-- START OF Records provided --

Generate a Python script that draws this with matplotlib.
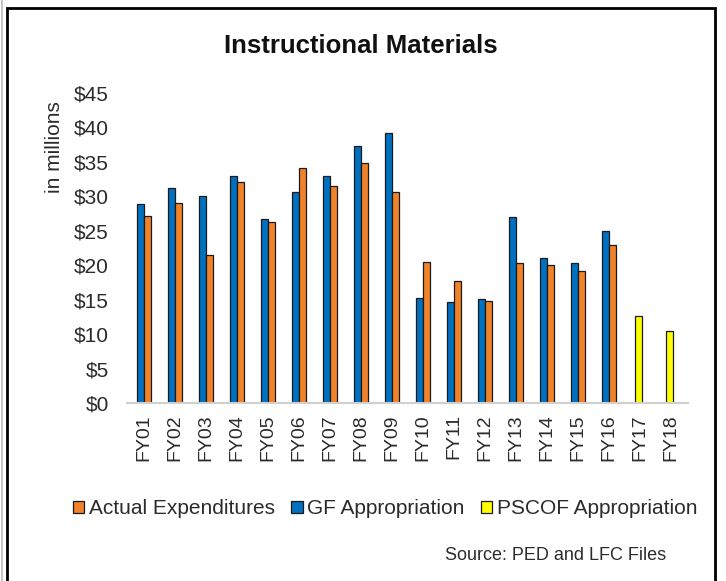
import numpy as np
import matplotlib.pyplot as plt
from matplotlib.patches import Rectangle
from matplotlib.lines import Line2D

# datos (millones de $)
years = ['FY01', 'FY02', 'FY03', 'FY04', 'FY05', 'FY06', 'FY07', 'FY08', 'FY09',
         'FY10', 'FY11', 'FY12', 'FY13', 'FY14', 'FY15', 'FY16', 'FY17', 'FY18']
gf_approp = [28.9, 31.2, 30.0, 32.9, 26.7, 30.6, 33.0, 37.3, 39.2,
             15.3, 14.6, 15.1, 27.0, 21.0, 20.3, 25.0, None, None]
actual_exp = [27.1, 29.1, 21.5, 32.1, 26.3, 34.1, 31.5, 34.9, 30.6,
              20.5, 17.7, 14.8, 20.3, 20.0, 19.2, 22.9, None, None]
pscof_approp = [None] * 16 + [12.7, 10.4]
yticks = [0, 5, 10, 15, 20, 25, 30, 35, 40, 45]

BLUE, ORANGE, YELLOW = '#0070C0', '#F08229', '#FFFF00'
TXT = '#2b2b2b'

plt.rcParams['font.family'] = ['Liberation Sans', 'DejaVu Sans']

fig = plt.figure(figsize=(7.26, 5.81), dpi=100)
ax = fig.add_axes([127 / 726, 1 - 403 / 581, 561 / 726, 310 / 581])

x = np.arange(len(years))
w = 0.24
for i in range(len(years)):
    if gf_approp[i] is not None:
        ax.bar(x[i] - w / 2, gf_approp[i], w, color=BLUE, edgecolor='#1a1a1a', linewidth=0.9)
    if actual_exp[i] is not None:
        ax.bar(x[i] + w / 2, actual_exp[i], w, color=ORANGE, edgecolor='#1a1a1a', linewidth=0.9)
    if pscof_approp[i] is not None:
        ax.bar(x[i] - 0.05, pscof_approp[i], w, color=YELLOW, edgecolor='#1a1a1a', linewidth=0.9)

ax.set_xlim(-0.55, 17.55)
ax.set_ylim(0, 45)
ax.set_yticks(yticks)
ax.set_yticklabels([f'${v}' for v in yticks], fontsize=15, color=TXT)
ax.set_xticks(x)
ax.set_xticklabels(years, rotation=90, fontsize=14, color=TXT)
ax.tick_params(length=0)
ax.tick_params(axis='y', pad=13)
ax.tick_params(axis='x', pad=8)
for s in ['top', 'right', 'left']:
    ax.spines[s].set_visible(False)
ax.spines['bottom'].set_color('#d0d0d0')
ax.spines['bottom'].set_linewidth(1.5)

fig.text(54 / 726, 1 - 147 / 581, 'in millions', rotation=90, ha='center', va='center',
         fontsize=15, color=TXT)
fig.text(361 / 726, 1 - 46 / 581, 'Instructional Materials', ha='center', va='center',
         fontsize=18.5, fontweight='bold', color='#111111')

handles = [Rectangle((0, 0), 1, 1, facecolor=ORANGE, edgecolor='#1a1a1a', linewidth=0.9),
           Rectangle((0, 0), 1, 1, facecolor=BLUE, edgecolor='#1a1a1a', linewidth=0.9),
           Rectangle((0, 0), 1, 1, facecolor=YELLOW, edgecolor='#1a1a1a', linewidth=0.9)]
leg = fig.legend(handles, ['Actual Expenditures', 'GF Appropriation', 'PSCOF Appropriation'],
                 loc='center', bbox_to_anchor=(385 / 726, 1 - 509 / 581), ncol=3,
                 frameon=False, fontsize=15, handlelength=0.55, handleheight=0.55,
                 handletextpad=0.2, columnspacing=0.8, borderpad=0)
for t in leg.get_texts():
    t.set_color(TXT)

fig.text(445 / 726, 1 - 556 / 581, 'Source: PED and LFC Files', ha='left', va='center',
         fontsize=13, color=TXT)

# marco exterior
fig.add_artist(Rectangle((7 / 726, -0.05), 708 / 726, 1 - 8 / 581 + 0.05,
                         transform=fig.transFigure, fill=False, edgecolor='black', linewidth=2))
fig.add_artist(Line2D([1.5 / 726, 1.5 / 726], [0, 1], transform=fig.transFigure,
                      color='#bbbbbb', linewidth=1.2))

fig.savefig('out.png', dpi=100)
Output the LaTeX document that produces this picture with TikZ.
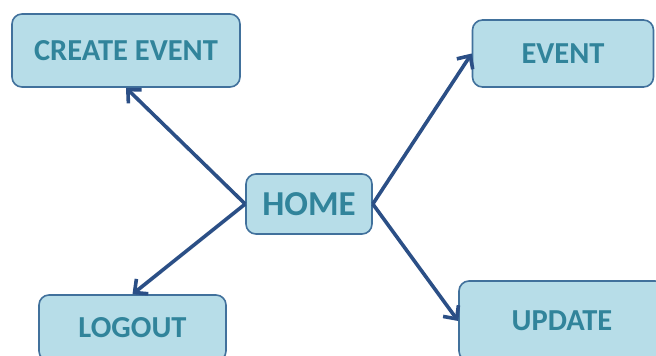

-- END OF Records provided --

» **Work to do**
Write out nothing but the lines from the start of the data through the line with "35, 40, 45]". Leave out the pictures.

» **Written solution**
Generate a Python script that draws this with matplotlib.
import numpy as np
import matplotlib.pyplot as plt
from matplotlib.patches import Rectangle
from matplotlib.lines import Line2D

# datos (millones de $)
years = ['FY01', 'FY02', 'FY03', 'FY04', 'FY05', 'FY06', 'FY07', 'FY08', 'FY09',
         'FY10', 'FY11', 'FY12', 'FY13', 'FY14', 'FY15', 'FY16', 'FY17', 'FY18']
gf_approp = [28.9, 31.2, 30.0, 32.9, 26.7, 30.6, 33.0, 37.3, 39.2,
             15.3, 14.6, 15.1, 27.0, 21.0, 20.3, 25.0, None, None]
actual_exp = [27.1, 29.1, 21.5, 32.1, 26.3, 34.1, 31.5, 34.9, 30.6,
              20.5, 17.7, 14.8, 20.3, 20.0, 19.2, 22.9, None, None]
pscof_approp = [None] * 16 + [12.7, 10.4]
yticks = [0, 5, 10, 15, 20, 25, 30, 35, 40, 45]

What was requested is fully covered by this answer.